__WHAT IS NEEDED__
Starting with the first line below, extract each line through the one that contains "const statusShares = [29.5, 56.6, 13.8];", inclusive, excluding pictures.

__RECORDED INFORMATION__

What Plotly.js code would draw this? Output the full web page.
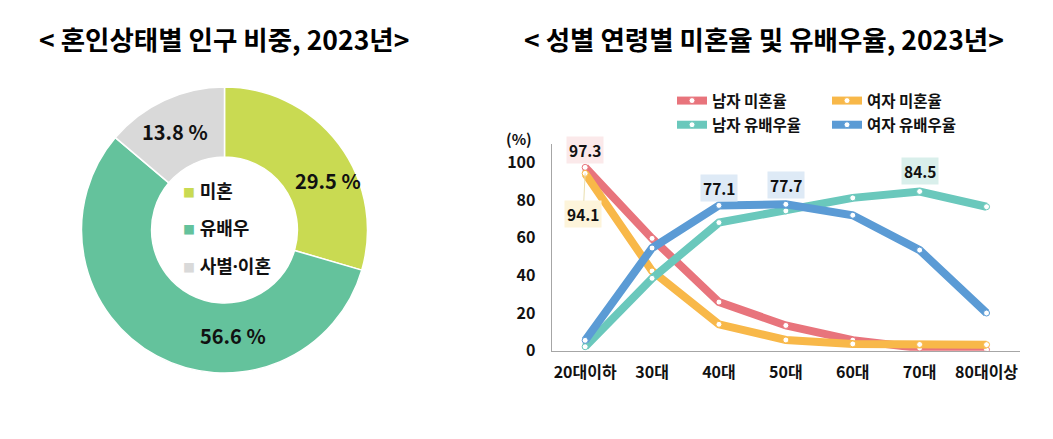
<!DOCTYPE html>
<html>
<head>
<meta charset="utf-8">
<script src="https://cdn.plot.ly/plotly-3.0.1.min.js"></script>
<style>html,body{margin:0;padding:0;background:#fff;}#chart{width:1053px;height:439px;}</style>
</head>
<body>
<div id="chart"></div>
<script>
// ---- Data ----
const statusLabels = ['미혼', '유배우', '사별·이혼'];
const statusShares = [29.5, 56.6, 13.8];

const ageGroups = ['20대이하', '30대', '40대', '50대', '60대', '70대', '80대이상'];
const maleSingle = [97.3, 59.6, 25.8, 13.4, 5.6, 1.4, 0.5];
const femaleSingle = [94.1, 42.3, 14.0, 5.7, 3.6, 3.3, 3.2];
const maleMarried = [2.1, 38.4, 68.0, 74.2, 81.1, 84.5, 76.4];
const femaleMarried = [5.5, 54.5, 77.1, 77.7, 71.9, 53.4, 20.0];
const seriesNames = ['남자 미혼율', '여자 미혼율', '남자 유배우율', '여자 유배우율'];
const yTicks = [0, 20, 40, 60, 80, 100];

// ---- Styles ----
const FONT = '"Noto Sans CJK KR", "Noto Sans", sans-serif';
const FONT_LATIN_FIRST = '"Noto Sans", "Noto Sans CJK KR", sans-serif';
const W = 1053, H = 439;
const px = x => x / W;
const py = y => 1 - y / H;
const pieColors = ['#c9da52', '#64c29c', '#d9d9d9'];
const lineColors = ['#e8747c', '#f8b849', '#6ac8bc', '#5b9bd5'];

const pie = {
  type: 'pie', labels: statusLabels, values: statusShares, sort: false,
  direction: 'clockwise', rotation: 0, hole: 0.51,
  marker: {colors: pieColors, line: {color: '#ffffff', width: 1.5}},
  textinfo: 'none', showlegend: false, hoverinfo: 'label+value',
  domain: {x: [px(81.5), px(367.5)], y: [py(373), py(87)]}
};

const seriesData = [maleSingle, femaleSingle, maleMarried, femaleMarried];
const legendIds = ['legend2', 'legend3', 'legend2', 'legend3'];
const lines = seriesData.map((vals, i) => ({
  type: 'scatter', mode: 'lines+markers', x: ageGroups, y: vals, name: seriesNames[i],
  line: {color: lineColors[i], width: 8},
  marker: {color: '#ffffff', size: 6, line: {color: lineColors[i], width: 1}},
  legend: legendIds[i], legendgroup: 'g' + i,
  xaxis: 'x', yaxis: 'y'
}));

// pie % labels (positioned inside their slices)
const pieLabelPos = [[328, 180], [233, 335], [175, 131]];
const annotations = [];
statusShares.forEach((v, i) => {
  annotations.push({xref: 'paper', yref: 'paper', x: px(pieLabelPos[i][0]), y: py(pieLabelPos[i][1]),
    text: v.toFixed(1) + ' %', showarrow: false, xanchor: 'center', yanchor: 'middle',
    font: {family: FONT, size: 20, weight: 'bold', color: '#111'}});
});
// pie legend inside the hole
const pieLegendY = [191, 228, 266];
statusLabels.forEach((lab, i) => {
  annotations.push({xref: 'paper', yref: 'paper', x: px(181), y: py(pieLegendY[i]),
    text: '<span style="color:' + pieColors[i] + ';font-size:12px">■</span> ' + lab,
    showarrow: false, xanchor: 'left', yanchor: 'middle',
    font: {family: FONT_LATIN_FIRST, size: 18, weight: 'bold', color: '#111'}});
});
// titles
annotations.push({xref: 'paper', yref: 'paper', x: px(224), y: py(38), text: '< 혼인상태별 인구 비중, 2023년>',
  showarrow: false, xanchor: 'center', yanchor: 'middle', font: {family: FONT, size: 26.5, weight: 'bold', color: '#000'}});
annotations.push({xref: 'paper', yref: 'paper', x: px(764), y: py(38), text: '< 성별 연령별 미혼율 및 유배우율, 2023년>',
  showarrow: false, xanchor: 'center', yanchor: 'middle', font: {family: FONT, size: 26.5, weight: 'bold', color: '#000'}});
// unit
annotations.push({xref: 'paper', yref: 'paper', x: px(519), y: py(138), text: '(%)', showarrow: false,
  xanchor: 'center', yanchor: 'middle', font: {family: FONT, size: 15, weight: 'bold', color: '#111'}});

// data labels on the line chart
const lblFont = {family: FONT, size: 15.5, weight: 'bold', color: '#111'};
annotations.push({x: ageGroups[0], y: maleSingle[0], text: maleSingle[0].toFixed(1), showarrow: false,
  yshift: 17, bgcolor: '#fbe9ea', borderpad: 2, font: lblFont});
annotations.push({x: ageGroups[0], y: femaleSingle[0], text: femaleSingle[0].toFixed(1), showarrow: true,
  ax: -2, ay: 41, arrowhead: 0, arrowwidth: 1, arrowcolor: '#eadfae', bgcolor: '#fdf4da', borderpad: 2, font: lblFont});
annotations.push({x: ageGroups[2], y: femaleMarried[2], text: femaleMarried[2].toFixed(1), showarrow: false,
  yshift: 17, bgcolor: '#deeaf6', borderpad: 2, font: lblFont});
annotations.push({x: ageGroups[3], y: femaleMarried[3], text: femaleMarried[3].toFixed(1), showarrow: false,
  yshift: 19, bgcolor: '#deeaf6', borderpad: 2, font: lblFont});
annotations.push({x: ageGroups[5], y: maleMarried[5], text: maleMarried[5].toFixed(1), showarrow: false,
  yshift: 20, bgcolor: '#d9efeb', borderpad: 2, font: lblFont});

const legendCommon = {orientation: 'v', bgcolor: 'rgba(0,0,0,0)', tracegroupgap: 1,
  font: {family: FONT, size: 15.5, weight: 'bold', color: '#111'}, xanchor: 'left', yanchor: 'top', itemwidth: 30};

const layout = {
  width: W, height: H, margin: {l: 0, r: 0, t: 0, b: 0},
  paper_bgcolor: '#ffffff', plot_bgcolor: '#ffffff',
  font: {family: FONT},
  showlegend: true,
  legend2: Object.assign({}, legendCommon, {x: px(672), y: py(84)}),
  legend3: Object.assign({}, legendCommon, {x: px(827), y: py(84)}),
  xaxis: {domain: [px(551.7), px(1020)], type: 'category', range: [-0.5, 6.5], showgrid: false, zeroline: false,
    showline: true, linecolor: '#a6a6a6', linewidth: 1, ticks: '', ticklabelstandoff: 7,
    tickfont: {family: FONT, size: 16, weight: 'bold', color: '#111'}, fixedrange: true},
  yaxis: {domain: [py(350.7), py(144)], range: [0, 109.7], tickvals: yTicks, showgrid: false, zeroline: false,
    showline: true, linecolor: '#a6a6a6', linewidth: 1, ticks: '', ticklabelstandoff: 12,
    tickfont: {family: FONT, size: 16, weight: 'bold', color: '#111'}, fixedrange: true},
  annotations: annotations
};

Plotly.newPlot('chart', [pie].concat(lines), layout, {displayModeBar: false, staticPlot: true});
</script>
</body>
</html>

__RESPONSE TO THIS TASK__
What Plotly.js code would draw this? Output the full web page.
<!DOCTYPE html>
<html>
<head>
<meta charset="utf-8">
<script src="https://cdn.plot.ly/plotly-3.0.1.min.js"></script>
<style>html,body{margin:0;padding:0;background:#fff;}#chart{width:1053px;height:439px;}</style>
</head>
<body>
<div id="chart"></div>
<script>
// ---- Data ----
const statusLabels = ['미혼', '유배우', '사별·이혼'];
const statusShares = [29.5, 56.6, 13.8];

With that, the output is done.